▼▼▼
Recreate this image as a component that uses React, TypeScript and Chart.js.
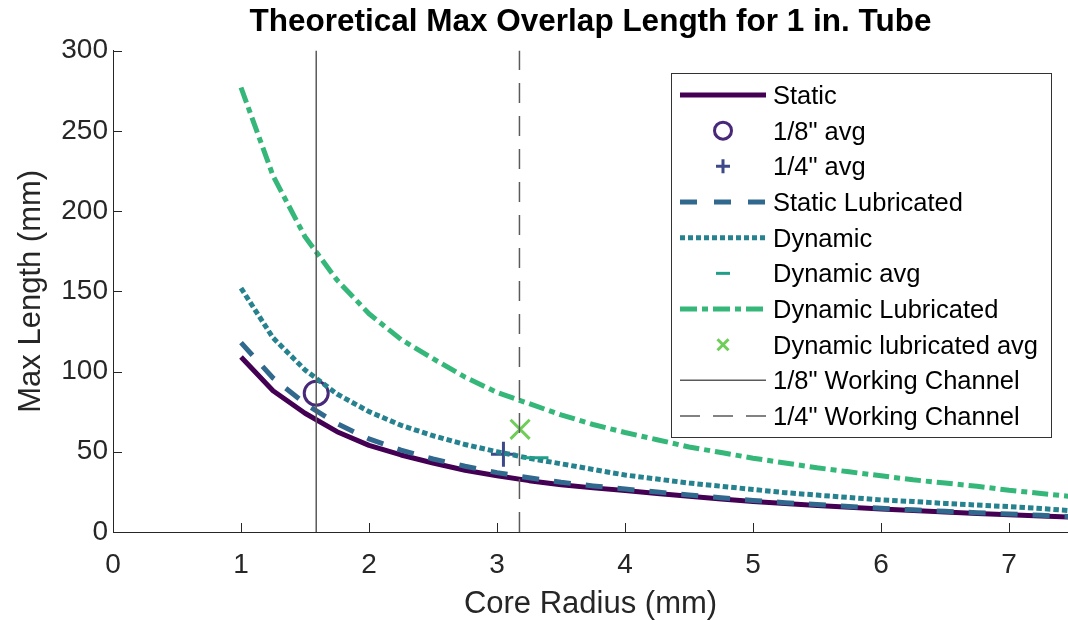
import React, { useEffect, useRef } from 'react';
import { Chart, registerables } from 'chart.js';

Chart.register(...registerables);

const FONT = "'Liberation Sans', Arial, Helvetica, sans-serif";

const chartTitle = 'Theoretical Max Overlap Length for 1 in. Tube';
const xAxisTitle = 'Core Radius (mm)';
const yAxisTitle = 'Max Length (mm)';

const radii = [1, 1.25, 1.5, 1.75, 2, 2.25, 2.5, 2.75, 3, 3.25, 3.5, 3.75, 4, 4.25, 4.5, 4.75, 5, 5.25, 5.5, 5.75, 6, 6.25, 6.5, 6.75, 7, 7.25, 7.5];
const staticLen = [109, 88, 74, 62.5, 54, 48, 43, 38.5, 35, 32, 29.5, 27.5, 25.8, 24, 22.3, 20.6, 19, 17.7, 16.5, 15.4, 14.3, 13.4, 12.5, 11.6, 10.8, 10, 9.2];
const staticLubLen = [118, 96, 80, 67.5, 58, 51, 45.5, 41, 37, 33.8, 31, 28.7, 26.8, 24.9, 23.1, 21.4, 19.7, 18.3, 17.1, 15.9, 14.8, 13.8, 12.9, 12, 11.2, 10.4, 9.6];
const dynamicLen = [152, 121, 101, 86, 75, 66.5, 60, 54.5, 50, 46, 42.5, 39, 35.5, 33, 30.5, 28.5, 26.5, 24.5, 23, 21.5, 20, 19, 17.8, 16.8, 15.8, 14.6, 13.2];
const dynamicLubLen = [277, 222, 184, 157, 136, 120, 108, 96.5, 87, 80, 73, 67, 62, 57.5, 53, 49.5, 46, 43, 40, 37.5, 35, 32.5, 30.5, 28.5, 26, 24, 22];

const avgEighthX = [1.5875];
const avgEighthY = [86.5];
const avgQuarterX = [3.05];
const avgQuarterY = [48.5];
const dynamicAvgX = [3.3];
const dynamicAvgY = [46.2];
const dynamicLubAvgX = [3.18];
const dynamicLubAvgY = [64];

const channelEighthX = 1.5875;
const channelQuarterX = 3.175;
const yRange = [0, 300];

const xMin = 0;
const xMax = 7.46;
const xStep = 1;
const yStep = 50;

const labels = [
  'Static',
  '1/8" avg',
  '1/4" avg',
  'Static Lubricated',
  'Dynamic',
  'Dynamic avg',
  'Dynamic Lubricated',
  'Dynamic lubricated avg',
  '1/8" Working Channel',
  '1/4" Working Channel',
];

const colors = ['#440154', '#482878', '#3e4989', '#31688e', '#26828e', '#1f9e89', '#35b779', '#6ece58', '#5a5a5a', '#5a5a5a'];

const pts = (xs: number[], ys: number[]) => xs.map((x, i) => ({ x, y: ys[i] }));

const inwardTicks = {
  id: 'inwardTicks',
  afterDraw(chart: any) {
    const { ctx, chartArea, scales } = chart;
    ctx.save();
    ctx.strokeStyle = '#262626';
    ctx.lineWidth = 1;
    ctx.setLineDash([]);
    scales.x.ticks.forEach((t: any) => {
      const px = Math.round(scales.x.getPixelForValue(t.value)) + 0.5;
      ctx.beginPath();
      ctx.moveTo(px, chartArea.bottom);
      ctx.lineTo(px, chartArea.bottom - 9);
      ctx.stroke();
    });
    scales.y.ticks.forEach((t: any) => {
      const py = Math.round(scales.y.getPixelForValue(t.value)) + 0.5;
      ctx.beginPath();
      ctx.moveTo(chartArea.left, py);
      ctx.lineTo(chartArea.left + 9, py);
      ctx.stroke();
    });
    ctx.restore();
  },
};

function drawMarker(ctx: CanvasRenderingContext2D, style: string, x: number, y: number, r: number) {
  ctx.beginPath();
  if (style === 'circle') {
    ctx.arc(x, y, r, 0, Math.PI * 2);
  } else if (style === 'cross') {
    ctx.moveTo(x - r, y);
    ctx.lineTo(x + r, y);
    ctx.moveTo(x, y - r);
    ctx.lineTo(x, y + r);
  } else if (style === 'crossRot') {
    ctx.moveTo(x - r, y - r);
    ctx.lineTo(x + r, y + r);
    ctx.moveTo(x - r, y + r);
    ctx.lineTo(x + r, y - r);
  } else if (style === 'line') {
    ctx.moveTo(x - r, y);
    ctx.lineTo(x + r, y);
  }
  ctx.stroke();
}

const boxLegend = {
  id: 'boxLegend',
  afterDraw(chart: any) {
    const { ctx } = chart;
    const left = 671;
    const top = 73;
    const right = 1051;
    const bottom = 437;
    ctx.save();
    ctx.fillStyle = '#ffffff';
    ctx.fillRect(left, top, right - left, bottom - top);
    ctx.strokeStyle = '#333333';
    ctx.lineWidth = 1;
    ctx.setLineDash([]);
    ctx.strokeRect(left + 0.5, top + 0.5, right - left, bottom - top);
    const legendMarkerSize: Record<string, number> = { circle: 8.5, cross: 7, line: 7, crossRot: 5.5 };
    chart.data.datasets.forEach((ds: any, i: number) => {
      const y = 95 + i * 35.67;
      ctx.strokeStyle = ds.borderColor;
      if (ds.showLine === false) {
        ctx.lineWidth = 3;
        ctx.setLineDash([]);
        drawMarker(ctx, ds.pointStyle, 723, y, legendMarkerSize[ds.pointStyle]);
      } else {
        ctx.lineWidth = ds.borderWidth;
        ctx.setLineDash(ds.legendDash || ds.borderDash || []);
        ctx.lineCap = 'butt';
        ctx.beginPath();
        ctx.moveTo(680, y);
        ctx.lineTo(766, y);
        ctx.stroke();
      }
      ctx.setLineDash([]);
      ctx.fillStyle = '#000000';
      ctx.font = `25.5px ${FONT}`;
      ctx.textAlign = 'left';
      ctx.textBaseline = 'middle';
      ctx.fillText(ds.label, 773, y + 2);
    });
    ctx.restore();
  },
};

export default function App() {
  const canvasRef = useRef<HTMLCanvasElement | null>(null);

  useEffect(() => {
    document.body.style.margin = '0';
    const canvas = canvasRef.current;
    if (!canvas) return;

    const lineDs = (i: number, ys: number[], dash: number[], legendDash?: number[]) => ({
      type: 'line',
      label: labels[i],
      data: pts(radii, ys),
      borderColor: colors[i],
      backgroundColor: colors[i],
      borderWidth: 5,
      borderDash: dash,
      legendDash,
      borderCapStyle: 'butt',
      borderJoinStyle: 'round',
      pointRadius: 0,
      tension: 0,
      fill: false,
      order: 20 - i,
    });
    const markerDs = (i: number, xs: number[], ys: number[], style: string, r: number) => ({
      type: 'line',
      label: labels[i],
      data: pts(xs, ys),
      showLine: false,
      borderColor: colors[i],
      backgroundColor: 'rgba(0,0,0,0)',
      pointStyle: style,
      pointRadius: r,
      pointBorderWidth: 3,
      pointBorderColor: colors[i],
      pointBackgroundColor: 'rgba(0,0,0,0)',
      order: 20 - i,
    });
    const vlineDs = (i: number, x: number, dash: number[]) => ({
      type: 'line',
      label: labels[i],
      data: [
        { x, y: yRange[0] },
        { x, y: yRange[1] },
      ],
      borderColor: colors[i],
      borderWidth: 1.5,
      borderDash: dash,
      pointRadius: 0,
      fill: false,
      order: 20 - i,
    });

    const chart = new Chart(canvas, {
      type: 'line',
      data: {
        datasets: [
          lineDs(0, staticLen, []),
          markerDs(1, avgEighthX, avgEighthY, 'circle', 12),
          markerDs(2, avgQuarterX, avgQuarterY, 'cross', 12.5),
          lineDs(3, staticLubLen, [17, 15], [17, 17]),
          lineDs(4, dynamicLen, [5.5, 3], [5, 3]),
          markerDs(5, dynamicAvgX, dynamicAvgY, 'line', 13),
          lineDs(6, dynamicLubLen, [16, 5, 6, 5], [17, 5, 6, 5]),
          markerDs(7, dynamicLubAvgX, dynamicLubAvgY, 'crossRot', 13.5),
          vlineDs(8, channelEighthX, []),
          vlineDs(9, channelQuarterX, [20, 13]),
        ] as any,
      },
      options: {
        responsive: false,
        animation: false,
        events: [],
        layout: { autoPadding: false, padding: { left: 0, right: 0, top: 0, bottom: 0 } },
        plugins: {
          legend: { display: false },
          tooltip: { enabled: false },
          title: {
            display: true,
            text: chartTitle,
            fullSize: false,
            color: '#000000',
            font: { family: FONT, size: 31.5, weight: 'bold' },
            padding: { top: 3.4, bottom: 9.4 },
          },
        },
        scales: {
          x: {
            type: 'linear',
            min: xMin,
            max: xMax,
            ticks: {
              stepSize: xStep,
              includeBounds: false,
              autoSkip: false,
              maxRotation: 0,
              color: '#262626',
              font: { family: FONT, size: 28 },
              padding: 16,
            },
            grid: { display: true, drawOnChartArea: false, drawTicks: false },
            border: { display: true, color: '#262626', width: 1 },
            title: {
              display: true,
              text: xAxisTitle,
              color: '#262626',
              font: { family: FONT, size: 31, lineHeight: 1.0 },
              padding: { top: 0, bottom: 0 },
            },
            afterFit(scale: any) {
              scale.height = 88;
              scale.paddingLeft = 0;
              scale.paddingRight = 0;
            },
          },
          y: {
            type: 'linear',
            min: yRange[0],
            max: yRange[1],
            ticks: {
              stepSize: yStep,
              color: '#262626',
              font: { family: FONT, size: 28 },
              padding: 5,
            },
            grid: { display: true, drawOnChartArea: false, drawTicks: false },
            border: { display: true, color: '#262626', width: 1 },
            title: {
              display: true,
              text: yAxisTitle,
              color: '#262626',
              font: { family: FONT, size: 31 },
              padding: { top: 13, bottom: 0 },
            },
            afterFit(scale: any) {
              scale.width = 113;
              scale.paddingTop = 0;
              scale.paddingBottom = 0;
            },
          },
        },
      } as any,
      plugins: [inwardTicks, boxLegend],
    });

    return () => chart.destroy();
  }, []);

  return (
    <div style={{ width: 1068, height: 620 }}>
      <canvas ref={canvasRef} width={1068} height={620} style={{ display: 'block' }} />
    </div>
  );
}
▲▲▲
* [Aim of the exercise] From the data above, copy each line that has the string "React".

* [Correct output]
Recreate this image as a component that uses React, TypeScript and Chart.js.
import React, { useEffect, useRef } from 'react';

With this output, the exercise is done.